What is required
Can you print the data exactly and leave out each image?
────
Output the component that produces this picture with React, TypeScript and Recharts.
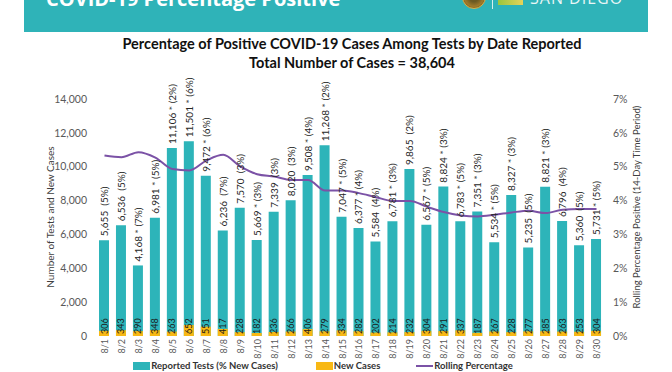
import React from 'react';
import { ComposedChart, Bar, Line, XAxis, YAxis, LabelList } from 'recharts';

const dates = ['8/1','8/2','8/3','8/4','8/5','8/6','8/7','8/8','8/9','8/10','8/11','8/12','8/13','8/14','8/15','8/16','8/17','8/18','8/19','8/20','8/21','8/22','8/23','8/24','8/25','8/26','8/27','8/28','8/29','8/30'];
const reportedTests = [5655,6536,4168,6981,11106,11501,9472,6236,7570,5669,7339,8020,9508,11268,7047,6377,5584,6781,9865,6567,8824,6783,7351,5534,8327,5235,8821,6796,5360,5731];
const newCases = [306,343,290,348,263,652,551,417,228,182,236,266,406,279,334,282,202,214,232,304,291,337,187,267,228,277,285,263,253,304];
const pctLabels = [5,5,7,5,2,6,6,7,3,3,3,3,4,2,5,4,4,3,2,5,3,5,3,5,3,5,3,4,5,5];
const starred = [false,false,true,true,true,true,true,false,false,true,false,false,true,true,true,true,false,true,false,true,true,true,true,true,true,false,true,false,false,true];
const rollingPct = [5.33,5.28,5.43,5.27,4.93,4.89,5.18,5.35,5.01,4.78,4.71,4.61,4.61,4.30,4.30,4.22,4.10,3.99,3.99,3.82,3.66,3.56,3.53,3.58,3.65,3.70,3.63,3.73,3.75,3.75];
const leftTicks = [0,2000,4000,6000,8000,10000,12000,14000];
const rightTicks = [0,1,2,3,4,5,6,7];

const TEAL = '#2db4b9';
const GOLD = '#f8b814';
const PURPLE = '#7b52a6';
const FONT = 'Lato, "DejaVu Sans", sans-serif';

const data = dates.map((d, i) => ({
  date: d,
  tests: reportedTests[i],
  cases: newCases[i],
  rolling: rollingPct[i],
  label: `${reportedTests[i].toLocaleString('en-US')}${starred[i] ? ' * ' : '\u00a0\u00a0'}(${pctLabels[i]}%)`,
}));

const TestsLabel = (props: any) => {
  const { x, y, width, index } = props;
  const cx = x + width / 2;
  const ty = y - 4;
  return (
    <text x={cx} y={ty} transform={`rotate(-90, ${cx}, ${ty})`} textAnchor="start" dominantBaseline="central" fontSize={10} fill="#262626">
      {data[index].label}
    </text>
  );
};

const CasesLabel = (props: any) => {
  const { x, width, value } = props;
  const cx = x + width / 2;
  const ty = 334;
  return (
    <text x={cx} y={ty} transform={`rotate(-90, ${cx}, ${ty})`} textAnchor="start" dominantBaseline="central" fontSize={9} fill="#1a1a1a">
      {value}
    </text>
  );
};

const DateTick = (props: any) => {
  const { x, y, payload } = props;
  return (
    <text x={x} y={y} transform={`rotate(-90, ${x}, ${y})`} textAnchor="end" dominantBaseline="central" fontSize={9} fill="#595959">
      {payload.value}
    </text>
  );
};

export default function App() {
  return (
    <div style={{ position: 'fixed', left: 0, top: 0, width: 672, height: 372, background: '#fff', fontFamily: FONT, overflow: 'hidden' }}>
      <div style={{ position: 'absolute', left: 24, top: 0, width: 624, height: 32, background: '#2fb3b8', overflow: 'hidden' }}>
        <div style={{ position: 'absolute', left: 22, top: -13, color: '#fff', fontWeight: 700, fontSize: 20, fontFamily: '"Open Sans", sans-serif', whiteSpace: 'nowrap', lineHeight: '24px' }}>COVID-19 Percentage Positive</div>
        <div style={{ position: 'absolute', left: 438, top: -15, width: 22, height: 22, borderRadius: '50%', background: 'radial-gradient(circle, #6b5a22 30%, #a07a2a 60%, #4a3b16 100%)', border: '1px solid #d9b24a' }} />
        <div style={{ position: 'absolute', left: 468, top: 0, width: 1, height: 9, background: '#d8eeee' }} />
        <div style={{ position: 'absolute', left: 474, top: 0, width: 25, height: 5, background: 'linear-gradient(90deg, #9bc53d, #e6d35a)' }} />
        <div style={{ position: 'absolute', left: 506, top: -12, color: '#e9f6f6', fontSize: 16, letterSpacing: 1, whiteSpace: 'nowrap', lineHeight: '20px', fontFamily: '"Open Sans", sans-serif' }}>SAN DIEGO</div>
      </div>

      <div style={{ position: 'absolute', left: 0, width: 704, top: 34, textAlign: 'center', fontWeight: 700, fontSize: 14.5, color: '#111', lineHeight: '19px' }}>
        <div>Percentage of Positive COVID-19 Cases Among Tests by Date Reported</div>
        <div>Total Number of Cases = 38,604</div>
      </div>

      <ComposedChart width={672} height={372} data={data} margin={{ top: 99, right: 17, bottom: 16, left: 36 }} barGap={0}>
        <XAxis xAxisId="a" dataKey="date" axisLine={false} tickLine={false} tickSize={0} tickMargin={3} height={20} interval={0} tick={<DateTick />} />
        <XAxis xAxisId="b" dataKey="date" hide />
        <YAxis yAxisId="left" domain={[0, 14000]} ticks={leftTicks} width={60} axisLine={false} tickLine={false} tickSize={0} tickMargin={9}
          tickFormatter={(v: number) => v.toLocaleString('en-US')} tick={{ fontSize: 10.5, fill: '#595959' }} />
        <YAxis yAxisId="right" orientation="right" domain={[0, 7]} ticks={rightTicks} width={50} axisLine={false} tickLine={false} tickSize={0} tickMargin={8}
          tickFormatter={(v: number) => `${v}%`} tick={{ fontSize: 10.5, fill: '#595959' }} />
        <Bar xAxisId="a" yAxisId="left" dataKey="tests" fill={TEAL} barSize={10} isAnimationActive={false}>
          <LabelList dataKey="tests" content={<TestsLabel />} />
        </Bar>
        <Bar xAxisId="b" yAxisId="left" dataKey="cases" fill={GOLD} barSize={10} isAnimationActive={false}>
          <LabelList dataKey="cases" content={<CasesLabel />} />
        </Bar>
        <Line xAxisId="a" yAxisId="right" dataKey="rolling" type="monotone" stroke={PURPLE} strokeWidth={2} dot={false} isAnimationActive={false} />
      </ComposedChart>

      <div style={{ position: 'absolute', left: 50, top: 217, transform: 'translate(-50%, -50%) rotate(-90deg)', fontSize: 10, color: '#404040', whiteSpace: 'nowrap' }}>Number of Tests and New Cases</div>
      <div style={{ position: 'absolute', left: 636, top: 207, transform: 'translate(-50%, -50%) rotate(-90deg)', fontSize: 9.5, color: '#404040', whiteSpace: 'nowrap' }}>Rolling Percentage Positive (14-Day Time Period)</div>

      <div style={{ position: 'absolute', left: 0, width: 646, top: 360, display: 'flex', justifyContent: 'center', alignItems: 'center', fontSize: 9.5, fontWeight: 700, color: '#333', whiteSpace: 'nowrap' }}>
        <span style={{ display: 'inline-block', width: 17, height: 8, background: TEAL }} />
        <span style={{ marginLeft: 1 }}>Reported Tests (% New Cases)</span>
        <span style={{ display: 'inline-block', width: 17, height: 8, background: GOLD, marginLeft: 38 }} />
        <span style={{ marginLeft: 1 }}>New Cases</span>
        <span style={{ display: 'inline-block', width: 17, height: 2, background: PURPLE, marginLeft: 36 }} />
        <span style={{ marginLeft: 1 }}>Rolling Percentage</span>
      </div>
    </div>
  );
}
────
Problem solution
Output the component that produces this picture with React, TypeScript and Recharts.
import React from 'react';
import { ComposedChart, Bar, Line, XAxis, YAxis, LabelList } from 'recharts';

const dates = ['8/1','8/2','8/3','8/4','8/5','8/6','8/7','8/8','8/9','8/10','8/11','8/12','8/13','8/14','8/15','8/16','8/17','8/18','8/19','8/20','8/21','8/22','8/23','8/24','8/25','8/26','8/27','8/28','8/29','8/30'];
const reportedTests = [5655,6536,4168,6981,11106,11501,9472,6236,7570,5669,7339,8020,9508,11268,7047,6377,5584,6781,9865,6567,8824,6783,7351,5534,8327,5235,8821,6796,5360,5731];
const newCases = [306,343,290,348,263,652,551,417,228,182,236,266,406,279,334,282,202,214,232,304,291,337,187,267,228,277,285,263,253,304];
const pctLabels = [5,5,7,5,2,6,6,7,3,3,3,3,4,2,5,4,4,3,2,5,3,5,3,5,3,5,3,4,5,5];
const starred = [false,false,true,true,true,true,true,false,false,true,false,false,true,true,true,true,false,true,false,true,true,true,true,true,true,false,true,false,false,true];
const rollingPct = [5.33,5.28,5.43,5.27,4.93,4.89,5.18,5.35,5.01,4.78,4.71,4.61,4.61,4.30,4.30,4.22,4.10,3.99,3.99,3.82,3.66,3.56,3.53,3.58,3.65,3.70,3.63,3.73,3.75,3.75];
const leftTicks = [0,2000,4000,6000,8000,10000,12000,14000];
const rightTicks = [0,1,2,3,4,5,6,7];

const TEAL = '#2db4b9';
const GOLD = '#f8b814';
const PURPLE = '#7b52a6';
const FONT = 'Lato, "DejaVu Sans", sans-serif';

const data = dates.map((d, i) => ({
  date: d,
  tests: reportedTests[i],
  cases: newCases[i],
  rolling: rollingPct[i],
  label: `${reportedTests[i].toLocaleString('en-US')}${starred[i] ? ' * ' : '\u00a0\u00a0'}(${pctLabels[i]}%)`,
}));

const TestsLabel = (props: any) => {
  const { x, y, width, index } = props;
  const cx = x + width / 2;
  const ty = y - 4;
  return (
    <text x={cx} y={ty} transform={`rotate(-90, ${cx}, ${ty})`} textAnchor="start" dominantBaseline="central" fontSize={10} fill="#262626">
      {data[index].label}
    </text>
  );
};

const CasesLabel = (props: any) => {
  const { x, width, value } = props;
  const cx = x + width / 2;
  const ty = 334;
  return (
    <text x={cx} y={ty} transform={`rotate(-90, ${cx}, ${ty})`} textAnchor="start" dominantBaseline="central" fontSize={9} fill="#1a1a1a">
      {value}
    </text>
  );
};

const DateTick = (props: any) => {
  const { x, y, payload } = props;
  return (
    <text x={x} y={y} transform={`rotate(-90, ${x}, ${y})`} textAnchor="end" dominantBaseline="central" fontSize={9} fill="#595959">
      {payload.value}
    </text>
  );
};

export default function App() {
  return (
    <div style={{ position: 'fixed', left: 0, top: 0, width: 672, height: 372, background: '#fff', fontFamily: FONT, overflow: 'hidden' }}>
      <div style={{ position: 'absolute', left: 24, top: 0, width: 624, height: 32, background: '#2fb3b8', overflow: 'hidden' }}>
        <div style={{ position: 'absolute', left: 22, top: -13, color: '#fff', fontWeight: 700, fontSize: 20, fontFamily: '"Open Sans", sans-serif', whiteSpace: 'nowrap', lineHeight: '24px' }}>COVID-19 Percentage Positive</div>
        <div style={{ position: 'absolute', left: 438, top: -15, width: 22, height: 22, borderRadius: '50%', background: 'radial-gradient(circle, #6b5a22 30%, #a07a2a 60%, #4a3b16 100%)', border: '1px solid #d9b24a' }} />
        <div style={{ position: 'absolute', left: 468, top: 0, width: 1, height: 9, background: '#d8eeee' }} />
        <div style={{ position: 'absolute', left: 474, top: 0, width: 25, height: 5, background: 'linear-gradient(90deg, #9bc53d, #e6d35a)' }} />
        <div style={{ position: 'absolute', left: 506, top: -12, color: '#e9f6f6', fontSize: 16, letterSpacing: 1, whiteSpace: 'nowrap', lineHeight: '20px', fontFamily: '"Open Sans", sans-serif' }}>SAN DIEGO</div>
      </div>

      <div style={{ position: 'absolute', left: 0, width: 704, top: 34, textAlign: 'center', fontWeight: 700, fontSize: 14.5, color: '#111', lineHeight: '19px' }}>
        <div>Percentage of Positive COVID-19 Cases Among Tests by Date Reported</div>
        <div>Total Number of Cases = 38,604</div>
      </div>

      <ComposedChart width={672} height={372} data={data} margin={{ top: 99, right: 17, bottom: 16, left: 36 }} barGap={0}>
        <XAxis xAxisId="a" dataKey="date" axisLine={false} tickLine={false} tickSize={0} tickMargin={3} height={20} interval={0} tick={<DateTick />} />
        <XAxis xAxisId="b" dataKey="date" hide />
        <YAxis yAxisId="left" domain={[0, 14000]} ticks={leftTicks} width={60} axisLine={false} tickLine={false} tickSize={0} tickMargin={9}
          tickFormatter={(v: number) => v.toLocaleString('en-US')} tick={{ fontSize: 10.5, fill: '#595959' }} />
        <YAxis yAxisId="right" orientation="right" domain={[0, 7]} ticks={rightTicks} width={50} axisLine={false} tickLine={false} tickSize={0} tickMargin={8}
          tickFormatter={(v: number) => `${v}%`} tick={{ fontSize: 10.5, fill: '#595959' }} />
        <Bar xAxisId="a" yAxisId="left" dataKey="tests" fill={TEAL} barSize={10} isAnimationActive={false}>
          <LabelList dataKey="tests" content={<TestsLabel />} />
        </Bar>
        <Bar xAxisId="b" yAxisId="left" dataKey="cases" fill={GOLD} barSize={10} isAnimationActive={false}>
          <LabelList dataKey="cases" content={<CasesLabel />} />
        </Bar>
        <Line xAxisId="a" yAxisId="right" dataKey="rolling" type="monotone" stroke={PURPLE} strokeWidth={2} dot={false} isAnimationActive={false} />
      </ComposedChart>

      <div style={{ position: 'absolute', left: 50, top: 217, transform: 'translate(-50%, -50%) rotate(-90deg)', fontSize: 10, color: '#404040', whiteSpace: 'nowrap' }}>Number of Tests and New Cases</div>
      <div style={{ position: 'absolute', left: 636, top: 207, transform: 'translate(-50%, -50%) rotate(-90deg)', fontSize: 9.5, color: '#404040', whiteSpace: 'nowrap' }}>Rolling Percentage Positive (14-Day Time Period)</div>

      <div style={{ position: 'absolute', left: 0, width: 646, top: 360, display: 'flex', justifyContent: 'center', alignItems: 'center', fontSize: 9.5, fontWeight: 700, color: '#333', whiteSpace: 'nowrap' }}>
        <span style={{ display: 'inline-block', width: 17, height: 8, background: TEAL }} />
        <span style={{ marginLeft: 1 }}>Reported Tests (% New Cases)</span>
        <span style={{ display: 'inline-block', width: 17, height: 8, background: GOLD, marginLeft: 38 }} />
        <span style={{ marginLeft: 1 }}>New Cases</span>
        <span style={{ display: 'inline-block', width: 17, height: 2, background: PURPLE, marginLeft: 36 }} />
        <span style={{ marginLeft: 1 }}>Rolling Percentage</span>
      </div>
    </div>
  );
}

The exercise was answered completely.